Jason Child: Harlan, this is Jason. I’ll start with that — I’ll start with your question. I think at a high level, if I look at last year, you can kind of back into bookings by looking at revenue plus change of backlog. That total number was about $2.2 billion last year. And if you look at kind of what we’re assuming for this year, we’re definitely assuming less than that. Now last year, we started with a number that was quite a bit below $2.2 billion. And as we mentioned, we had a really strong booking year mostly because of incremental deals that came because of mostly due to AI. So our assumptions for this year on license is that right now, we’ll probably have maybe 60% of the bookings that we had last year, at least that’s what it would take to get to kind of our plan.
Now there certainly is opportunity. If you look last year, it was — there was some overage that was probably somewhere in that similar range. We started out with a plan that was probably more like 60% or 70% of what we actually achieved. So we do have good line of sight to the current plan, and we did provide a relatively wide range, mostly because we have to try to factor in the timing of when these deals are going to hit and whether they’re going on record, they’re Q3 or Q4 or whatever. But in terms of if you kind of back up and say, well, when I see kind of the midpoint of guidance for this year, how much — what’s the confidence level? I’d say we’re at 80-plus percent of the midpoint of our plan — of our guidance is already either in backlog or under contract in royalties.
So really, what we’re trying to do is we’re trying to forecast what is the incremental bookings that we’re going to sign for the year, of which a bunch of that’s already in the pipeline. And then what possibly could there be beyond that? I’m not really forecasting the stuff that’s beyond that what’s in the pipeline today. But if it — if this year looks like last year, that’s where some possible upside would come.
Harlan Sur: Well, thank you, Jason.
Jason Child: Thanks, Harlan.
Operator: Thank you. I would now like to turn the call back to Rene Haas, CEO, for closing remarks.

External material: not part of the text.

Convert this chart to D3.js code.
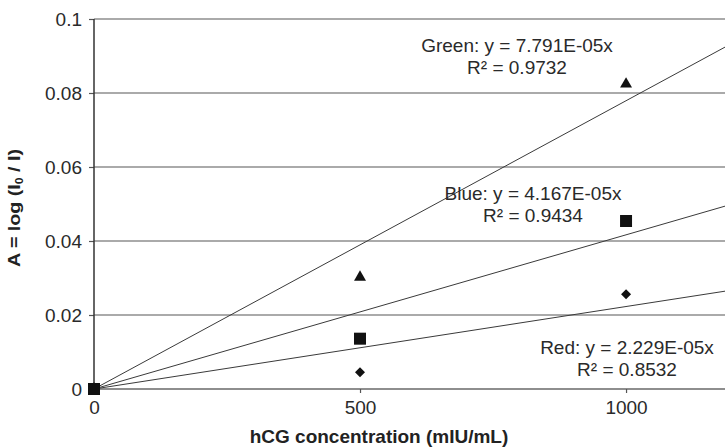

Rene Haas: Thank you, everyone, and thank you for all the questions, a very good set of dialogue and hopefully, we always give some insight in terms of why we are so confident about the future of our company. This is our third quarter as a public company, so it’s the third time we’ve done one of these calls. And it’s the third time that we’ve reported record revenue to you. And it’s the third time that we’re going to be forecasting growth on the quarter going forward. So we’ve had three quarters of record revenue as a public company. We’re also forecasting that next quarter. And I think, again, what you’re seeing is the validation of the strategies that we put in place some years ago all coming to fruition, the expansion of our business into multiple markets such as infrastructure, automotive, client PCs, and of course, smartphones.
In addition to that, the AI tailwind, which has driven unprecedented growth for our licensing business. So ARM is a platform company unlike any other. It’s a business unlike any other and the growth and outlook for the company could not have been brighter. To come off of a year where we’re talking about 20% growth, and then talking about the year following and the year following where we will do better than that, it’s a great business to be in. So thank you for all your time, and I’ll leave it now to lan or who else to close the call.
Ian Thornton: That’s all from us, and thank you very much indeed. We’ll talk to some of you later and some in 90 days’ time.
Operator: And this concludes today’s conference call. Thank you for participating. You may now disconnect.